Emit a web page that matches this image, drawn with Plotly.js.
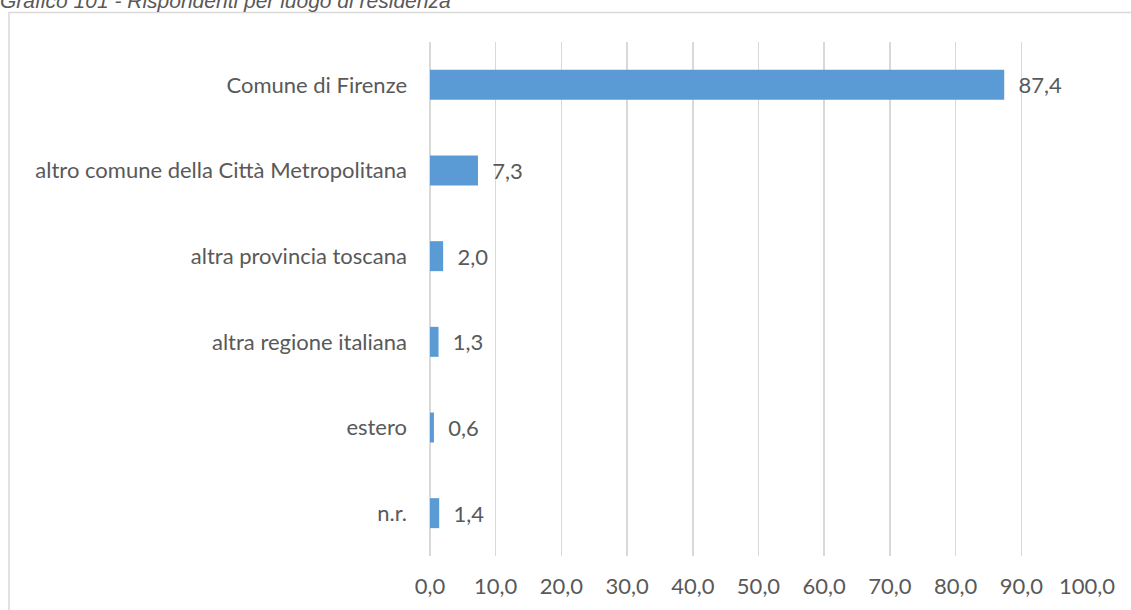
<!DOCTYPE html>
<html><head><meta charset="utf-8">
<script src="https://cdn.plot.ly/plotly-3.0.1.min.js"></script>
<style>html,body{margin:0;padding:0;background:#fff;}#chart{width:1131px;height:610px;}</style>
</head><body><div id="chart"></div>
<script>
const categories = ["Comune di Firenze","altro comune della Città Metropolitana","altra provincia toscana","altra regione italiana","estero","n.r."];
const values = [87.4, 7.3, 2.0, 1.3, 0.6, 1.4];
const xTicks = [0,10,20,30,40,50,60,70,80,90,100];
const chartTitle = "Grafico 101 - Rispondenti per luogo di residenza";

const font = "Lato, Noto Sans, sans-serif";
const textColor = "#595959";
const fs = 22;

const trace = {
  type: "bar",
  orientation: "h",
  y: categories,
  x: values,
  marker: {color: "#5b9bd5"},
  width: 0.35,
  text: values.map(v => "  " + v.toFixed(1).replace(".", ",")),
  textposition: "outside",
  cliponaxis: false,
  textfont: {family: font, size: fs, color: textColor},
  hoverinfo: "skip"
};

const layout = {
  width: 1131, height: 610,
  margin: {l: 430, r: 44, t: 42, b: 54},
  paper_bgcolor: "#fff", plot_bgcolor: "#fff",
  separators: ",.",
  showlegend: false,
  font: {family: font, color: textColor, size: fs},
  xaxis: {
    range: [0, 100], tickvals: xTicks, tickformat: ".1f",
    showgrid: true, gridcolor: "#d9d9d9", gridwidth: 1.5,
    zeroline: true, zerolinecolor: "#d9d9d9", zerolinewidth: 1.5,
    showline: false, ticks: "",
    ticklabelstandoff: 15,
    tickfont: {family: font, size: fs, color: textColor}
  },
  yaxis: {
    autorange: "reversed", showgrid: false, zeroline: false, showline: false, ticks: "",
    ticklabelstandoff: 22,
    tickfont: {family: font, size: fs, color: textColor}
  },
  shapes: [{
    type: "rect", xref: "paper", yref: "paper",
    x0: -421/657, x1: (1140-430)/657,
    y0: -80/514, y1: (514 + 42 - 12.5)/514,
    line: {color: "#d9d9d9", width: 1.5}, fillcolor: "rgba(0,0,0,0)"
  }],
  annotations: [{
    text: "<i>" + chartTitle + "</i>",
    xref: "paper", yref: "paper",
    x: -432/657, xanchor: "left",
    y: (514 + 42 - 0)/514, yanchor: "middle",
    showarrow: false,
    font: {family: "Liberation Sans, Arial, sans-serif", size: 21, color: textColor}
  }]
};

Plotly.newPlot("chart", [trace], layout, {displayModeBar: false, staticPlot: true});
</script></body></html>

• **Exercise details**
Write out each line again precisely as it appears, skipping every picture.

• **Exercise answer**
Emit a web page that matches this image, drawn with Plotly.js.
<!DOCTYPE html>
<html><head><meta charset="utf-8">
<script src="https://cdn.plot.ly/plotly-3.0.1.min.js"></script>
<style>html,body{margin:0;padding:0;background:#fff;}#chart{width:1131px;height:610px;}</style>
</head><body><div id="chart"></div>
<script>
const categories = ["Comune di Firenze","altro comune della Città Metropolitana","altra provincia toscana","altra regione italiana","estero","n.r."];
const values = [87.4, 7.3, 2.0, 1.3, 0.6, 1.4];
const xTicks = [0,10,20,30,40,50,60,70,80,90,100];
const chartTitle = "Grafico 101 - Rispondenti per luogo di residenza";

const font = "Lato, Noto Sans, sans-serif";
const textColor = "#595959";
const fs = 22;

const trace = {
  type: "bar",
  orientation: "h",
  y: categories,
  x: values,
  marker: {color: "#5b9bd5"},
  width: 0.35,
  text: values.map(v => "  " + v.toFixed(1).replace(".", ",")),
  textposition: "outside",
  cliponaxis: false,
  textfont: {family: font, size: fs, color: textColor},
  hoverinfo: "skip"
};

const layout = {
  width: 1131, height: 610,
  margin: {l: 430, r: 44, t: 42, b: 54},
  paper_bgcolor: "#fff", plot_bgcolor: "#fff",
  separators: ",.",
  showlegend: false,
  font: {family: font, color: textColor, size: fs},
  xaxis: {
    range: [0, 100], tickvals: xTicks, tickformat: ".1f",
    showgrid: true, gridcolor: "#d9d9d9", gridwidth: 1.5,
    zeroline: true, zerolinecolor: "#d9d9d9", zerolinewidth: 1.5,
    showline: false, ticks: "",
    ticklabelstandoff: 15,
    tickfont: {family: font, size: fs, color: textColor}
  },
  yaxis: {
    autorange: "reversed", showgrid: false, zeroline: false, showline: false, ticks: "",
    ticklabelstandoff: 22,
    tickfont: {family: font, size: fs, color: textColor}
  },
  shapes: [{
    type: "rect", xref: "paper", yref: "paper",
    x0: -421/657, x1: (1140-430)/657,
    y0: -80/514, y1: (514 + 42 - 12.5)/514,
    line: {color: "#d9d9d9", width: 1.5}, fillcolor: "rgba(0,0,0,0)"
  }],
  annotations: [{
    text: "<i>" + chartTitle + "</i>",
    xref: "paper", yref: "paper",
    x: -432/657, xanchor: "left",
    y: (514 + 42 - 0)/514, yanchor: "middle",
    showarrow: false,
    font: {family: "Liberation Sans, Arial, sans-serif", size: 21, color: textColor}
  }]
};

Plotly.newPlot("chart", [trace], layout, {displayModeBar: false, staticPlot: true});
</script></body></html>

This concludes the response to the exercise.